What to work on ▸
Set down, exactly as they appear, the lines from the line holding "Clone this chart in seaborn and matplotlib." through the line holding "0.993, 1.129, 1.275]", inclusive; output nothing outside that range.

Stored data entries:
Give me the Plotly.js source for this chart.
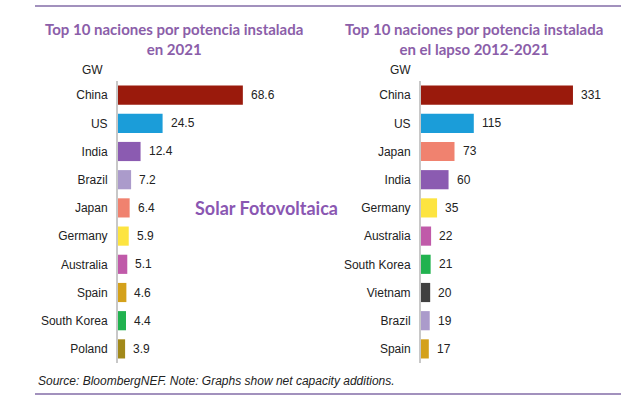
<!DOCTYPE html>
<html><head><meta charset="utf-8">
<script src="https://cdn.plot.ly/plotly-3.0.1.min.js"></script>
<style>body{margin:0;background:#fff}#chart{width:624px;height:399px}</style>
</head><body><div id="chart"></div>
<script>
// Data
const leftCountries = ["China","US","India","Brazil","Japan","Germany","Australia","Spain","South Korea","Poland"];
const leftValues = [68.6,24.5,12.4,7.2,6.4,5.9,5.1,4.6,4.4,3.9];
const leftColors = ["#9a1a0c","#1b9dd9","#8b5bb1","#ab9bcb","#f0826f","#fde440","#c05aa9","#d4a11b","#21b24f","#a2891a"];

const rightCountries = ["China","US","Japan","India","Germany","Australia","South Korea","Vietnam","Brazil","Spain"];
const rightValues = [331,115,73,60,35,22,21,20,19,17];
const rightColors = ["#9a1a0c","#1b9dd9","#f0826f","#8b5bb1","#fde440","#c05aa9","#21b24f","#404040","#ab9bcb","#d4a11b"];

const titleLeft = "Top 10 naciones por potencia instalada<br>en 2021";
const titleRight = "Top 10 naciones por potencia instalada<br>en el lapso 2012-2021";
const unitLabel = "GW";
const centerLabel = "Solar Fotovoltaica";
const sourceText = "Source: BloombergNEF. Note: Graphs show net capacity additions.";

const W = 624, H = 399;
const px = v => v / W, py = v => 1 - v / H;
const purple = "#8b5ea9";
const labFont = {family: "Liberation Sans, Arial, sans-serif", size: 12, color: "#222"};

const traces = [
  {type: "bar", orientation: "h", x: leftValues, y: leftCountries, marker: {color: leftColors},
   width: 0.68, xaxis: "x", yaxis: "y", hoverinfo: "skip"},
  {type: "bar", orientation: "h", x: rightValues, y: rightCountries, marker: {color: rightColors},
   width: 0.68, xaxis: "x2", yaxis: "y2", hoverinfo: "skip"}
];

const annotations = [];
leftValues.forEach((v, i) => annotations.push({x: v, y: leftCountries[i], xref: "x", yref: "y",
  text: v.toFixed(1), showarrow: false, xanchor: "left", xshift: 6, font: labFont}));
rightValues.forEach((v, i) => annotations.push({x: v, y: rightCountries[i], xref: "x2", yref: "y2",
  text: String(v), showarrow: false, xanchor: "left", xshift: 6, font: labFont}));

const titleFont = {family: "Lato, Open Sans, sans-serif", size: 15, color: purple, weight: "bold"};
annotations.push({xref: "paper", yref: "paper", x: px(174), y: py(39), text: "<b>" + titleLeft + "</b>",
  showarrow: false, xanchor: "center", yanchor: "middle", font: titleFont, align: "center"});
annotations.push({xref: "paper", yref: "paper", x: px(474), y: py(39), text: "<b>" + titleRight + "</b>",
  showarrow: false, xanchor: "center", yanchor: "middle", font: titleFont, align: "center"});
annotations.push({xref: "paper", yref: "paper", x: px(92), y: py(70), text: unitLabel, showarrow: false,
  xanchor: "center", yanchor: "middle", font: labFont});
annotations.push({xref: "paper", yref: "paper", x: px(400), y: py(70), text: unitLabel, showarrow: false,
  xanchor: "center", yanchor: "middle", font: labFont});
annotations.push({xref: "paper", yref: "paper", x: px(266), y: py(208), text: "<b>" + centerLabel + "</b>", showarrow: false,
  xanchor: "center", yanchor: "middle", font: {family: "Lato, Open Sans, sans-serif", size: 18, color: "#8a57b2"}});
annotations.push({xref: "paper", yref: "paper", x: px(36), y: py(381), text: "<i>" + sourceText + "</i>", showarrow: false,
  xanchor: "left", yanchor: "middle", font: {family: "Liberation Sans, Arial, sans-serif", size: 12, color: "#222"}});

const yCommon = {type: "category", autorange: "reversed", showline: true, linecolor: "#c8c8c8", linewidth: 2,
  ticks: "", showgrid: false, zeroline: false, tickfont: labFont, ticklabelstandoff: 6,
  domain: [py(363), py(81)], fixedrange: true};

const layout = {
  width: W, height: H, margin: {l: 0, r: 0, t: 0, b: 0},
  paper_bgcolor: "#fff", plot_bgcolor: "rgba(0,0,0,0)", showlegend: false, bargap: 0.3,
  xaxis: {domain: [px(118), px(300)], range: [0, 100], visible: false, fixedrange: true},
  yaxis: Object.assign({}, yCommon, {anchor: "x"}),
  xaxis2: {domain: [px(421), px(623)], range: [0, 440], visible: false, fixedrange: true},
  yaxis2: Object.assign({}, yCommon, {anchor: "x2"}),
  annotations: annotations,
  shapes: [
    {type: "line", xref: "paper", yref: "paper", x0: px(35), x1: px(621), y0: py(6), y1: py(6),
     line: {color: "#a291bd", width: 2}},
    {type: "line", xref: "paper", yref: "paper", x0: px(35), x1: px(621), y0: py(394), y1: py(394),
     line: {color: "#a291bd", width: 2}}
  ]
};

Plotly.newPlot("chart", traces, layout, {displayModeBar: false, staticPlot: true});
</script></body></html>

* * *

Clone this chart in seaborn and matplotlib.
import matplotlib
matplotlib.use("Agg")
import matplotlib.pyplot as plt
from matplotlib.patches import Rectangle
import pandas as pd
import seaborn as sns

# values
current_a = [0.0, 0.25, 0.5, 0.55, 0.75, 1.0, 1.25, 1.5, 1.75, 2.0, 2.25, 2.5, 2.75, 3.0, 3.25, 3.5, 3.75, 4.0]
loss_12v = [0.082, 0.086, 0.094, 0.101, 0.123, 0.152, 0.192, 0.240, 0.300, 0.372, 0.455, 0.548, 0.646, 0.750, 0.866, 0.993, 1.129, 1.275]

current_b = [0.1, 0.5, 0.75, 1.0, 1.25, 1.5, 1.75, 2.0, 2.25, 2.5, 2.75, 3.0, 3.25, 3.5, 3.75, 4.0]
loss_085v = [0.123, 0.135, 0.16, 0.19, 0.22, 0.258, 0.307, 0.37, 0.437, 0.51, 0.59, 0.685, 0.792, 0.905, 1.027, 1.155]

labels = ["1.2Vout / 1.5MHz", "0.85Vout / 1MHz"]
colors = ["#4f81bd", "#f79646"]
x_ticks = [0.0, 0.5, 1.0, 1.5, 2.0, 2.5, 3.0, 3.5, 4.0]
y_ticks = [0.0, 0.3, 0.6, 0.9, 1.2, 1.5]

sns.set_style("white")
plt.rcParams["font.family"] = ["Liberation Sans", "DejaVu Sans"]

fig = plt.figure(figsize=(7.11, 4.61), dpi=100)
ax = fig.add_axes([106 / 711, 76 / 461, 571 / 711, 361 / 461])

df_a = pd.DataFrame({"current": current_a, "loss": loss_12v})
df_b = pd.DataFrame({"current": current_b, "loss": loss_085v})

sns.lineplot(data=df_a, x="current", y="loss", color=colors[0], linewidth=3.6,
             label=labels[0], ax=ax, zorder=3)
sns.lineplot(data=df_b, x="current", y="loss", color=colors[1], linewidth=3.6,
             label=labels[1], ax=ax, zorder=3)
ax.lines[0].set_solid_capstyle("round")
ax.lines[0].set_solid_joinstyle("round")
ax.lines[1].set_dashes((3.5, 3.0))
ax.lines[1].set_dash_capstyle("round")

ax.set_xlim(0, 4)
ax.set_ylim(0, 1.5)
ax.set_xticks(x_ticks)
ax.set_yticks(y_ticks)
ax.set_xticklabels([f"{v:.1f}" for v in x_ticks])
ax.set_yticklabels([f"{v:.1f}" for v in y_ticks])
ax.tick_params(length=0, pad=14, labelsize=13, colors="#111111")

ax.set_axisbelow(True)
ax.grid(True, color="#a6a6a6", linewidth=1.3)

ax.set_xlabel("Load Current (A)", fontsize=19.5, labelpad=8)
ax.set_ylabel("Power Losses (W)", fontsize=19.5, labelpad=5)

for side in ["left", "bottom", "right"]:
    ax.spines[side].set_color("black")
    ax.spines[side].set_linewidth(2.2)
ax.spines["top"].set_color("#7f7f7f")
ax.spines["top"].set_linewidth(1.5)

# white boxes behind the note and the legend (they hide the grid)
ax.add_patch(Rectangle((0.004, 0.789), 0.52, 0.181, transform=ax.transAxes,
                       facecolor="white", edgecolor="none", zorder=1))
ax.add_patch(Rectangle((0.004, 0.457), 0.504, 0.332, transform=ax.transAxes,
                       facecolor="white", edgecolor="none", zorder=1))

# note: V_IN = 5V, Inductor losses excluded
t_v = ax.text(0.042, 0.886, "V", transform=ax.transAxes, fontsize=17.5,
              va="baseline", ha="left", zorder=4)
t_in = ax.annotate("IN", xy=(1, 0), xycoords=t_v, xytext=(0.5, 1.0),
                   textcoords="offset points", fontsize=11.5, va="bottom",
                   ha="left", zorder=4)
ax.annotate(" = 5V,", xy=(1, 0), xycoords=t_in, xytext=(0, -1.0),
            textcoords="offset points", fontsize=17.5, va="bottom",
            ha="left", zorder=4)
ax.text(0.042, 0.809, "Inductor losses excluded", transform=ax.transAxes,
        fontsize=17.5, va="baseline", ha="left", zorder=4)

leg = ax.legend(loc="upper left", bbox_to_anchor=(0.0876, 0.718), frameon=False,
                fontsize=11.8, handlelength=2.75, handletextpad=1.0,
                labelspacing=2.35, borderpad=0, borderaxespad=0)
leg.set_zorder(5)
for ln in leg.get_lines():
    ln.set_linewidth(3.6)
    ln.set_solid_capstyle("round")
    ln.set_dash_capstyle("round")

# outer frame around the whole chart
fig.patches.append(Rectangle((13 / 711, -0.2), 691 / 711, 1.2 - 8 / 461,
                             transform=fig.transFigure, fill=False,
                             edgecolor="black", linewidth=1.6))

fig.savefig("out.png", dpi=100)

Exercise result ▸
Clone this chart in seaborn and matplotlib.
import matplotlib
matplotlib.use("Agg")
import matplotlib.pyplot as plt
from matplotlib.patches import Rectangle
import pandas as pd
import seaborn as sns

# values
current_a = [0.0, 0.25, 0.5, 0.55, 0.75, 1.0, 1.25, 1.5, 1.75, 2.0, 2.25, 2.5, 2.75, 3.0, 3.25, 3.5, 3.75, 4.0]
loss_12v = [0.082, 0.086, 0.094, 0.101, 0.123, 0.152, 0.192, 0.240, 0.300, 0.372, 0.455, 0.548, 0.646, 0.750, 0.866, 0.993, 1.129, 1.275]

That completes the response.